A designated drop-off box at a community center in Yongsan-gu, central Seoul. (Hwang Dong-hee / The Korea Herald)
Only a handful of people living in Seoul have discarded unused or expired medicines at designated drug take-back sites, despite a majority of people saying that they are aware of the environmental issues surrounding pharmaceutical waste.
According to a report published by the Seoul Institute, 20.1 percent of respondents answered that they “never use the designated sites,” while 29.7 percent responded that they “seldom use the sites.”
To be specific, the figure varied depending on the medicine types: 12.6 percent have visited pharmacies or health centers for appropriate disposal of liquid medicines; 13.1 percent for ointments, 16.9 percent for powdered medicines, and 22.6 percent for pills.
The survey was conducted online among 1,000 adults living in Seoul through Oct. 29 to Nov. 5, 2021.

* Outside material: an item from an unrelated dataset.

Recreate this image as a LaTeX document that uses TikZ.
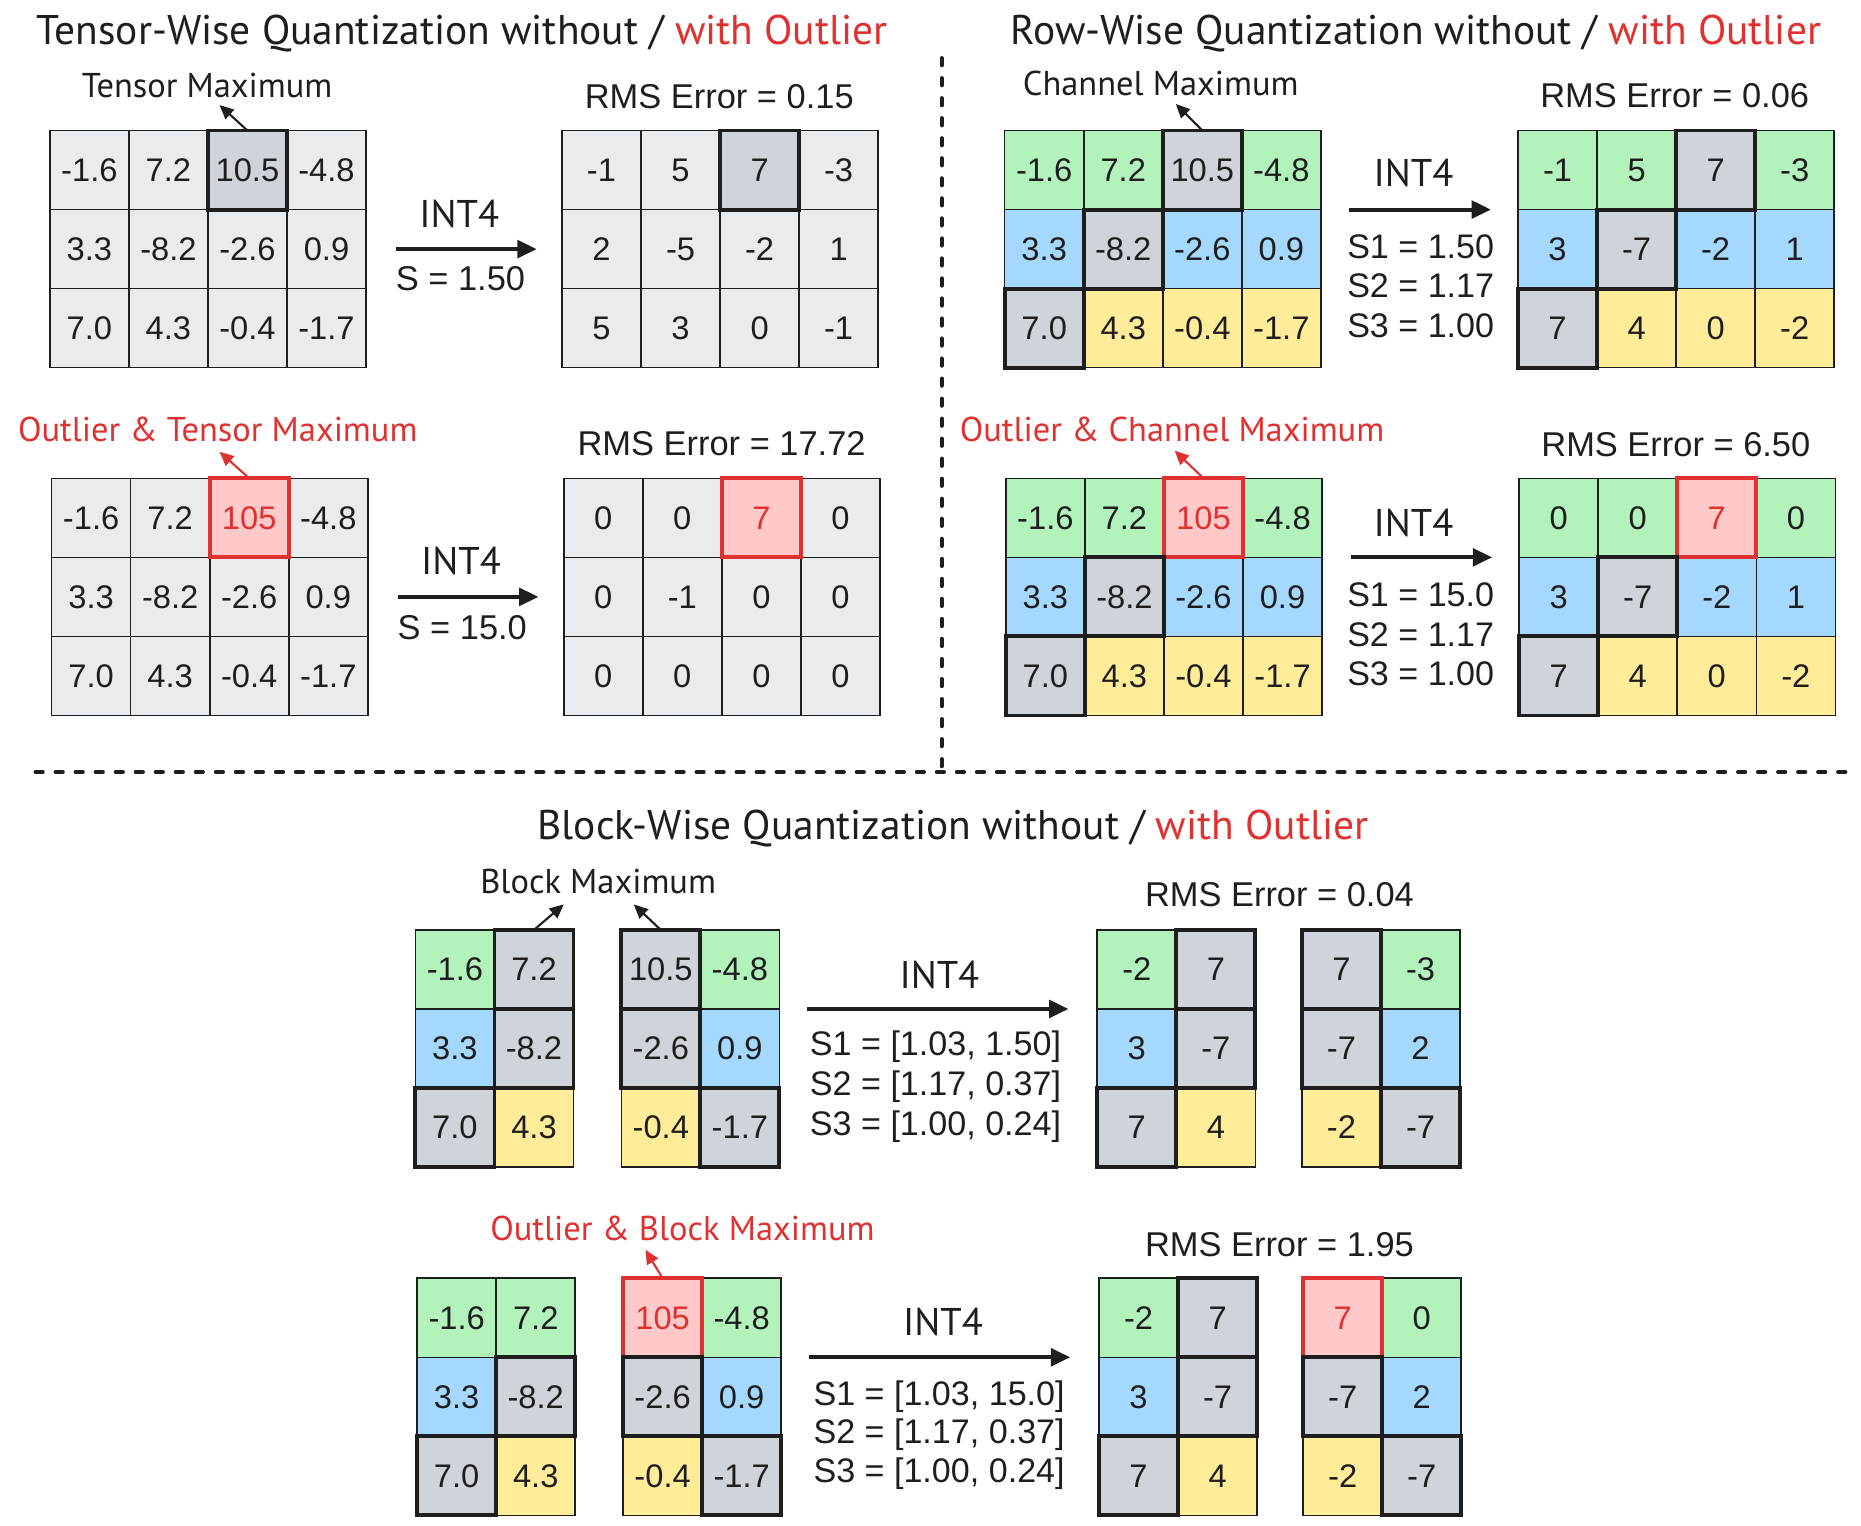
\documentclass[tikz,border=0pt]{standalone}
\usepackage{fontspec}
\setmainfont{Liberation Sans}
\newfontfamily\handfont{PT Sans}
\usetikzlibrary{arrows.meta, positioning}

\definecolor{ink}{HTML}{1E1E1E}
\definecolor{cellgray}{HTML}{E9ECEF}
\definecolor{maxgray}{HTML}{CED4DA}
\definecolor{rowgreen}{HTML}{B2F2BB}
\definecolor{rowblue}{HTML}{A5D8FF}
\definecolor{rowyellow}{HTML}{FFEC99}
\definecolor{outfill}{HTML}{FFC9C9}
\definecolor{outred}{HTML}{E03131}

% grid of cells: name, left, top, columns, list of style/value
\newcommand{\qgrid}[5]{%
  \foreach \s/\v [count=\i from 0] in {#5} {
    \pgfmathtruncatemacro{\c}{mod(\i,#4)}
    \pgfmathtruncatemacro{\r}{div(\i,#4)}
    \node[cell, \s] (#1-\i) at (#2+\c*66.6, #3+\r*66.6) {\v};
  }
  \foreach \s/\v [count=\i from 0] in {#5}
    \draw[\s-rim] (#1-\i.north west) rectangle (#1-\i.south east);
}

\begin{document}
\begin{tikzpicture}[x=0.011869cm, y=-0.011869cm,
  cell/.style={draw=ink, line width=0.45pt, minimum width=0.7905cm, minimum height=0.7905cm,
    inner sep=0pt, outer sep=0pt, anchor=north west, text=ink, font=\fontsize{9.3}{11}\selectfont},
  lg/.style={fill=cellgray}, gy/.style={fill=maxgray}, gn/.style={fill=rowgreen},
  bl/.style={fill=rowblue}, yl/.style={fill=rowyellow}, rd/.style={fill=outfill, text=outred},
  lg-rim/.style={draw=none}, gn-rim/.style={draw=none}, bl-rim/.style={draw=none}, yl-rim/.style={draw=none},
  gy-rim/.style={draw=ink, line width=1.1pt}, rd-rim/.style={draw=outred, line width=1.1pt},
  headline/.style={font=\handfont\fontsize{11.8}{14}\selectfont, text=ink},
  hand/.style={font=\handfont\fontsize{9.8}{12}\selectfont, text=ink},
  int/.style={font=\handfont\fontsize{11}{13}\selectfont, text=ink},
  rms/.style={font=\fontsize{9.8}{12}\selectfont, text=ink},
  slabel/.style={font=\fontsize{9.7}{11.3}\selectfont, text=ink, align=left},
  qarrow/.style={-{Triangle[length=5.5pt, width=5pt]}, line width=1.1pt, draw=ink},
  note/.style={-{Triangle[length=4pt, width=3.6pt]}, line width=0.6pt, draw=ink},
  divider/.style={draw=ink, line width=1.2pt, line cap=round, dash pattern=on 2pt off 3.7pt}]
  \useasboundingbox (0,0) rectangle (1568,1285);

  % tensor-wise
  \node[headline] (title1) at (389.5,28) {Tensor-Wise Quantization without / \textcolor{outred}{with Outlier}};
  \qgrid{t1}{42}{110}{4}{lg/-1.6, lg/7.2, gy/10.5, lg/-4.8, lg/3.3, lg/-8.2, lg/-2.6, lg/0.9, lg/7.0, lg/4.3, lg/-0.4, lg/-1.7}
  \qgrid{t2}{473.5}{110}{4}{lg/-1, lg/5, gy/7, lg/-3, lg/2, lg/-5, lg/-2, lg/1, lg/5, lg/3, lg/0, lg/-1}
  \qgrid{t3}{43.5}{403}{4}{lg/-1.6, lg/7.2, rd/105, lg/-4.8, lg/3.3, lg/-8.2, lg/-2.6, lg/0.9, lg/7.0, lg/4.3, lg/-0.4, lg/-1.7}
  \qgrid{t4}{475}{403}{4}{lg/0, lg/0, rd/7, lg/0, lg/0, lg/-1, lg/0, lg/0, lg/0, lg/0, lg/0, lg/0}
  \node[hand] (tmax) at (174.5,72) {Tensor Maximum};
  \node[hand, text=outred] (tout) at (183.5,362) {Outlier \& Tensor Maximum};
  \coordinate (tmaxtip) at (185,88.5);
  \coordinate (touttip) at (185,380.6);
  \draw[note] (t1-2.north) -- (tmaxtip);
  \draw[note, draw=outred] (t3-2.north) -- (touttip);
  \node[rms] (trms1) at (606,81.5) {RMS Error = 0.15};
  \node[rms] (trms2) at (608,373.5) {RMS Error = 17.72};
  \draw[qarrow, shorten <=8.6pt, shorten >=7.2pt] (t1-7.east) -- (t2-4.west);
  \draw[qarrow, shorten <=8.6pt, shorten >=7.2pt] (t3-7.east) -- (t4-4.west);
  \node[int] (tint1) at (387,180) {INT4};
  \node[int] (tint2) at (388.5,473) {INT4};
  \node[rms] (ts1) at (388,235) {S = 1.50};
  \node[rms] (ts2) at (389.5,528.5) {S = 15.0};

  % row-wise
  \node[headline] (title2) at (1193,28) {Row-Wise Quantization without / \textcolor{outred}{with Outlier}};
  \qgrid{r1}{846.5}{110}{4}{gn/-1.6, gn/7.2, gy/10.5, gn/-4.8, bl/3.3, gy/-8.2, bl/-2.6, bl/0.9, gy/7.0, yl/4.3, yl/-0.4, yl/-1.7}
  \qgrid{r2}{1279}{110}{4}{gn/-1, gn/5, gy/7, gn/-3, bl/3, gy/-7, bl/-2, bl/1, gy/7, yl/4, yl/0, yl/-2}
  \qgrid{r3}{847.5}{403}{4}{gn/-1.6, gn/7.2, rd/105, gn/-4.8, bl/3.3, gy/-8.2, bl/-2.6, bl/0.9, gy/7.0, yl/4.3, yl/-0.4, yl/-1.7}
  \qgrid{r4}{1280}{403}{4}{gn/0, gn/0, rd/7, gn/0, bl/3, gy/-7, bl/-2, bl/1, gy/7, yl/4, yl/0, yl/-2}
  \node[hand] (cmax) at (978,70) {Channel Maximum};
  \node[hand, text=outred] (cout) at (987.5,362) {Outlier \& Channel Maximum};
  \coordinate (cmaxtip) at (990.7,87.6);
  \coordinate (couttip) at (989.7,379.7);
  \draw[note] (r1-2.north) -- (cmaxtip);
  \draw[note, draw=outred] (r3-2.north) -- (couttip);
  \node[rms] (rrms1) at (1411,81) {RMS Error = 0.06};
  \node[rms] (rrms2) at (1412,375) {RMS Error = 6.50};
  \draw[qarrow, shorten <=8.1pt, shorten >=7.7pt] (r1-3.south east) -- (r2-0.south west);
  \draw[qarrow, shorten <=8.1pt, shorten >=7.7pt] (r3-3.south east) -- (r4-0.south west);
  \node[int] (rint1) at (1191,146) {INT4};
  \node[int] (rint2) at (1191,441) {INT4};
  \node[slabel] (rs1) at (1197,241) {S1 = 1.50\\S2 = 1.17\\S3 = 1.00};
  \node[slabel] (rs2) at (1197,534.5) {S1 = 15.0\\S2 = 1.17\\S3 = 1.00};

  \draw[divider] (793.4,49) -- (793.4,650.5);
  \draw[divider] (30,650.5) -- (1556,650.5);

  % block-wise
  \node[headline] (title3) at (803,698) {Block-Wise Quantization without / \textcolor{outred}{with Outlier}};
  \qgrid{bA}{350}{783.5}{2}{gn/-1.6, gy/7.2, bl/3.3, gy/-8.2, gy/7.0, yl/4.3}
  \qgrid{bB}{523.5}{783.5}{2}{gy/10.5, gn/-4.8, gy/-2.6, bl/0.9, yl/-0.4, gy/-1.7}
  \qgrid{bC}{924.5}{783.5}{2}{gn/-2, gy/7, bl/3, gy/-7, gy/7, yl/4}
  \qgrid{bD}{1097}{783.5}{2}{gy/7, gn/-3, gy/-7, bl/2, yl/-2, gy/-7}
  \qgrid{bE}{351.5}{1077}{2}{gn/-1.6, gn/7.2, bl/3.3, gy/-8.2, gy/7.0, yl/4.3}
  \qgrid{bF}{525}{1077}{2}{rd/105, gn/-4.8, gy/-2.6, bl/0.9, yl/-0.4, gy/-1.7}
  \qgrid{bG}{926}{1077}{2}{gn/-2, gy/7, bl/3, gy/-7, gy/7, yl/4}
  \qgrid{bH}{1098}{1077}{2}{rd/7, gn/0, gy/-7, bl/2, yl/-2, gy/-7}
  \node[hand] (bmax) at (504,743) {Block Maximum};
  \node[hand, text=outred] (bout) at (575,1035) {Outlier \& Block Maximum};
  \coordinate (bmaxtip1) at (475,762);
  \coordinate (bmaxtip2) at (534,762);
  \coordinate (bouttip) at (543.8,1053);
  \draw[note] (bA-1.north) -- (bmaxtip1);
  \draw[note] (bB-0.north) -- (bmaxtip2);
  \draw[note, draw=outred] (bF-0.north) -- (bouttip);
  \node[rms] (brms1) at (1078,754) {RMS Error = 0.04};
  \node[rms] (brms2) at (1078,1049) {RMS Error = 1.95};
  \draw[qarrow, shorten <=7.8pt, shorten >=8.2pt] (bB-1.south east) -- (bC-0.south west);
  \draw[qarrow, shorten <=7.8pt, shorten >=8.2pt] (bF-1.south east) -- (bG-0.south west);
  \node[int] (bint1) at (791.5,821.5) {INT4};
  \node[int] (bint2) at (794.5,1113.5) {INT4};
  \node[slabel, anchor=west] (bs1) at (672,915.6) {S1 = [1.03, 1.50]\\S2 = [1.17, 0.37]\\S3 = [1.00, 0.24]};
  \node[slabel, anchor=west, font=\fontsize{9.7}{11}\selectfont] (bs2) at (675,1209) {S1 = [1.03, 15.0]\\S2 = [1.17, 0.37]\\S3 = [1.00, 0.24]};
\end{tikzpicture}
\end{document}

“I knew that you can drop off the expired medicines at some pharmacies … But it’s just too awkward to drop by a pharmacy and hand over a few pills,” said a woman in her 20s, surnamed Park.
Similar to Park’s case, 43.8 percent of the respondents cited long distance for not using the designated sites frequently, while 35.5 percent said they felt uncomfortable dropping off at pharmacies or health centers.
Instead, about 24.7 percent to 46.5 percent -- depending on the medicine types -- of respondents said they threw the pharmaceuticals away as general waste. For liquid medicines, in particular, about 16.1 percent flushed them down in toilets or discard them in sinks.
“When people throw away pharmaceutical waste unattended, it flows into the land or rivers. With current filtering technology, the level may be low, but then, people are still exposed to pharmaceutical residues -- chronically and unnecessarily,” said Choi Kyung-ho, a professor at Seoul National University.
Earlier this year, the Han river placed 43rd among 137 rivers worldwide for the cumulative concentration of pharmaceutical pollutants, according to a University of York study. Traces of 23 drugs were found among the 61 pharmaceuticals the study monitored.
The study tracked 1,052 sampling sites along 258 rivers in 104 countries of all continents, across 137 geographic regions.
The contaminant with the highest average concentration was Metformin, an ingredient for diabetes medicine. The average concentration level -- among eight different sampling sites -- stood at 2,281ng/L.
Although the Metformin levels found were not serious enough to warrant immediate concern, attention to the long-term effect of chronic exposure to different drugs is needed, Choi said.
“The side effects of pharmaceuticals in rivers on humans are still largely unknown … But there’s no evidence that it is safe. There are already well-established studies that pharmaceuticals threaten the environment by directly affecting the living organisms. And humans are, eventually and ultimately, affected by this.”
Other drug substances found include: Gabapentin, used for treating partial seizures and nerve pain; caffeine, a stimulant in coffee; Sitagliptin, medication for treating diabetes; and Cotinine, a product formed after nicotine enters the body.
Meanwhile, Seoul installed 522 new designated drop-off boxes at public facilities, such as community centers and health centers, from December to January this year.
Since then, the total collected amount of monthly pharmaceutical waste in Seoul increased from 7.47 metric tons in 2021 to about 10 tons in January-April in 2022, according to the Seoul Metropolitan Government.
“The city is also promoting ‘drug take-back day’ in multiunit houses and apartments, so people can easily throw away the drugs on a monthly basis. About 148 multiplex houses are participating right now. We are in the process of expanding the project,” a Seoul city government official said.